Similarly, there’s no reason for an author to mention who owns a given trademark, or to use the ® or ™ symbols, even if you know what they mean and how to use them properly. That kind of stuff goes beyond “Abundance of caution” and into the realm of cargo-cult voodoo nonsense. As has been said, the worst that will happen is the ritual form letter, which protects the brand and doesn’t involve any potentially disastrous lawsuits.
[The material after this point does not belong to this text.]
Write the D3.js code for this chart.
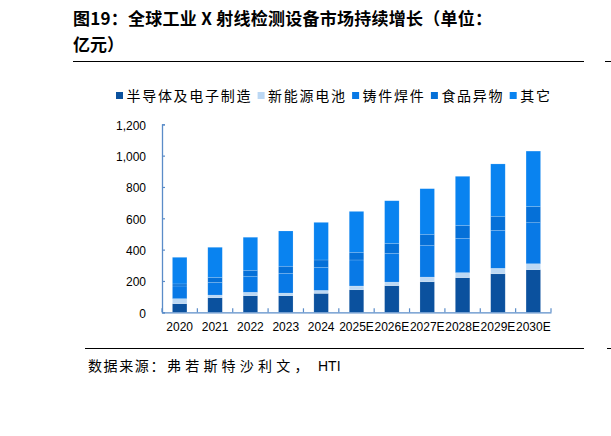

And, just to get it off my chest, mentioning who owns a copyrighted work you quote, reference, or blatantly rip off isn’t doing you any good, either: If your use is legal, it’s just as legal without the mention, and if it’s illegal, it’s just as illegal with the mention. As near as I can figure, this nonsense comes from confusing copyright violation with plagiarism. Copyright law isn’t about plagiarism. It’s minimally related to it, but a heavily plagiarized work can still be on the right side of copyright law (vide most of the late-period slasher films) and a totally original work can be in violation of copyright law all over the place (vide remix culture and fanfiction). This isn’t how copyright is generally understood by laypeople but it remains true.

Eh. That’s my rant for the day, I suppose.

This bears repeating.

Well, I don’t know about that, but I do know that plagiarism isn’t what copyright law is about.

Good. I can mention Xanax in my novel.

Repeating it is plagiarism though. :stuck_out_tongue:

Aside from Humbert-Humbert’s Melmoth, fiction writers generally use actual brand names of cars, often disparagingly. A spinster aunt is colored by whether she drove a Chevy or a Packard, a legitimate part of the writer-as-artist’s palette.

Especially if you set it in a post-apocalyptic Hollywood where women still suffer with substance abuse issues.

You can call it Beneath the Valley of the Dolls.